Lucy waited, while looking at the face of her youngest child: this strange small solitary creature who wandered off alone, for hours, filling his dark eyes with the mysterious life all about him.

“Hur!” said Billy. “What is it that’s so very important, little oaf?”

“Boy Billy, I have found a snipe’s nest!”

He held out a brown, mottled egg in his hand. From beyond the open window Lucy heard the clear call of a cuckoo, and swallows twittering as they dived under the porch to the rafters
where they nested every year. She saw the spring in the face of her youngest child.

“Shall I show Dad?”

“Well, go quietly, darling, and tell him that supper’s ready.”

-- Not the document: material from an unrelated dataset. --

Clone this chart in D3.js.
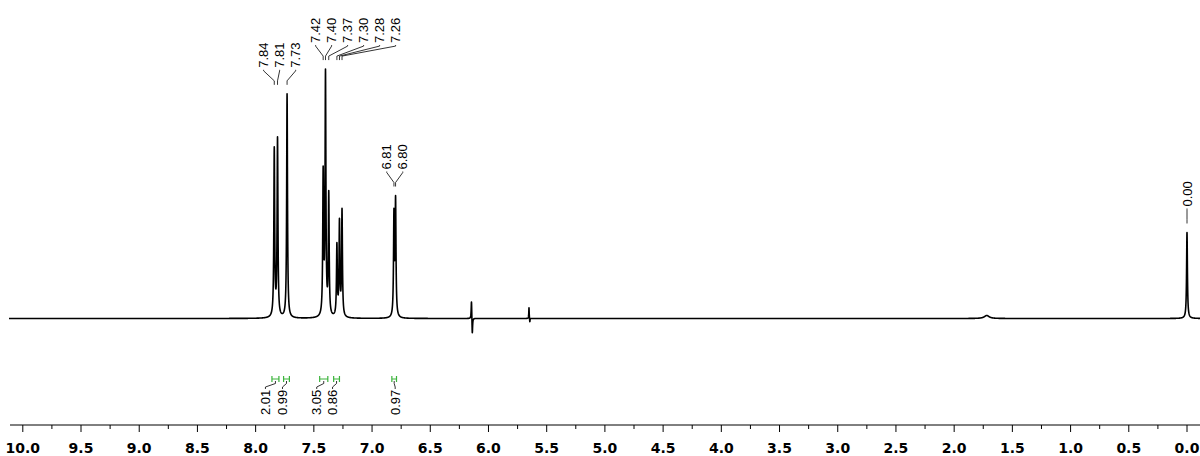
<!DOCTYPE html>
<html><head><meta charset="utf-8">
<script src="https://cdn.jsdelivr.net/npm/d3@7/dist/d3.min.js"></script>
<style>body{margin:0;background:#fff}svg{display:block}</style>
</head><body>
<svg id="chart" width="1200" height="456"></svg>
<script>
// ---- data ----
const peakShifts  = [7.840, 7.812, 7.730, 7.420, 7.400, 7.372, 7.302, 7.280, 7.258, 6.812, 6.798, 0.000];
const peakHeights = [66.5, 70.5, 89, 56, 95.5, 48, 28, 37, 42, 40, 45.5, 34.2];
const shiftLabels = ["7.84","7.81","7.73","7.42","7.40","7.37","7.30","7.28","7.26","6.81","6.80","0.00"];
const labelGroups = [[0,1,2],[3,4,5,6,7,8],[9,10],[11]];
const artifactShifts  = [6.146, 6.139, 5.652, 5.645, 1.72];
const artifactHeights = [7.6, -6.8, 4.4, -1.6, 1.2];
const artifactWidths  = [0.006, 0.006, 0.004, 0.004, 0.05];
const integralRanges = [[7.86,7.80],[7.76,7.71],[7.45,7.38],[7.33,7.28],[6.83,6.79]];
const integralValues = ["2.01","0.99","3.05","0.86","0.97"];
const axisTicks = [10,9.5,9,8.5,8,7.5,7,6.5,6,5.5,5,4.5,4,3.5,3,2.5,2,1.5,1,0.5,0];

// ---- layout ----
const svg = d3.select("#chart");
const x = d3.scaleLinear().domain([10, 0]).range([22.8, 1187]);
const y = d3.scaleLinear().domain([0, 100]).range([318.5, 67]);
const LW = 0.0085;
const labelFont = "'Liberation Sans', Arial, sans-serif";

function intensity(p){
  let s = 0;
  peakShifts.forEach((c,i)=>{ const u=(p-c)*2/LW; s += peakHeights[i]/(1+u*u); });
  artifactShifts.forEach((c,i)=>{ const u=(p-c)*2/artifactWidths[i]; s += artifactHeights[i]/(1+u*u); });
  return s;
}
const ppmGrid = d3.range(x.invert(9), x.invert(1201), -0.0005);
const spectrum = ppmGrid.map(p=>[p, intensity(p)]);

svg.append("path")
  .datum(spectrum)
  .attr("d", d3.line().x(d=>x(d[0])).y(d=>y(d[1])))
  .attr("fill","none").attr("stroke","#000").attr("stroke-width",1.6)
  .attr("stroke-linejoin","round");

// ---- peak labels ----
const spacing = 16;
let placed = [];
labelGroups.forEach(g=>{
  const px = g.map(i=>x(peakShifts[i]));
  const top = d3.min(g.map(i=>y(intensity(peakShifts[i]))));
  const mean = d3.mean(px);
  let lx = g.map((_,k)=> mean + (k-(g.length-1)/2)*spacing);
  const textY = top - 26;
  placed.forEach(pg=>{
    if (Math.abs(pg.textY - textY) < 30) {
      const minStart = pg.maxX + spacing + 4;
      if (lx[0] < minStart) { const d = minStart - lx[0]; lx = lx.map(v=>v+d); }
    }
  });
  placed.push({textY, maxX: d3.max(lx)});
  g.forEach((i,k)=>{
    const y3 = top - 9, y2 = top - 13, y1 = top - 23;
    svg.append("path")
      .attr("d", `M${lx[k]},${textY+2}L${lx[k]},${y1}L${px[k]},${y2}L${px[k]},${y3}`)
      .attr("fill","none").attr("stroke","#000").attr("stroke-width",0.8);
    svg.append("text")
      .attr("transform", `translate(${lx[k]},${textY}) rotate(-90)`)
      .attr("dy","0.35em")
      .attr("text-anchor","start")
      .attr("font-family", labelFont).attr("font-size", 13).attr("fill","#000")
      .text(shiftLabels[i]);
  });
});

// ---- integrals ----
const intLabelDx = [-10,-4,-7,-4,1];
integralRanges.forEach((r,i)=>{
  const x1 = x(r[0]), x2 = x(r[1]), cx = (x1+x2)/2;
  const lx = cx + intLabelDx[i];
  svg.append("path")
    .attr("d", `M${x1},376V382M${x1},379H${x2}M${x2},376V382`)
    .attr("fill","none").attr("stroke","#3cb43c").attr("stroke-width",1.2);
  svg.append("path")
    .attr("d", `M${cx},381V383.5L${lx},387V389`)
    .attr("fill","none").attr("stroke","#000").attr("stroke-width",0.8);
  svg.append("text")
    .attr("transform", `translate(${lx},415) rotate(-90)`)
    .attr("dy","0.35em").attr("text-anchor","start")
    .attr("font-family", labelFont).attr("font-size", 13).attr("fill","#000")
    .text(integralValues[i]);
});

// ---- axis ----
const axisY = 425;
svg.append("line").attr("x1",10).attr("x2",1200).attr("y1",axisY).attr("y2",axisY)
  .attr("stroke","#000").attr("stroke-width",1);
const minorTicks = axisTicks.slice(0,-1).map(t=>t-0.25);
svg.selectAll("line.major").data(axisTicks).join("line").attr("class","major")
  .attr("x1",d=>x(d)).attr("x2",d=>x(d)).attr("y1",axisY).attr("y2",axisY+7)
  .attr("stroke","#000").attr("stroke-width",1);
svg.selectAll("line.minor").data(minorTicks).join("line").attr("class","minor")
  .attr("x1",d=>x(d)).attr("x2",d=>x(d)).attr("y1",axisY).attr("y2",axisY+4)
  .attr("stroke","#000").attr("stroke-width",1);
svg.selectAll("text.tick").data(axisTicks).join("text").attr("class","tick")
  .attr("x",d=>x(d)).attr("y",453).attr("text-anchor","middle")
  .attr("font-family","'DejaVu Sans', sans-serif").attr("font-weight","bold")
  .attr("font-size",14).attr("fill","#000")
  .text(d=>d.toFixed(1));
</script>
</body></html>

Jonathan went to the Studio, and looked through the window. He returned to the farmhouse parlour and told his mother that no one was there.

“Oh, I expect he’s busy somewhere,” said Lucy.

Jonathan had finished his supper, and he and David were about to go to bed when ‘Ackers’ came to the farmhouse door. He was breathless from running.

“Master’s lying on the path under Meadow Wood, ma’m! The soldiers have shot him!”

*

The fire-circles left by the burning of the uprooted thorns on the Home Hills remained bare during the early summer of that year. And those headlands by the hedges which had been roughly cleared of roots of brambles and black-thorns, and then ploughed, lay in sullen uneven furrows.

The Hills were left to the winds and the flowers, to the kestrel that hovered over the plateau for mice and beetles, to the village cats which prowled on the slopes for rabbits; and to the meaner men of the village who were poachers for the black market.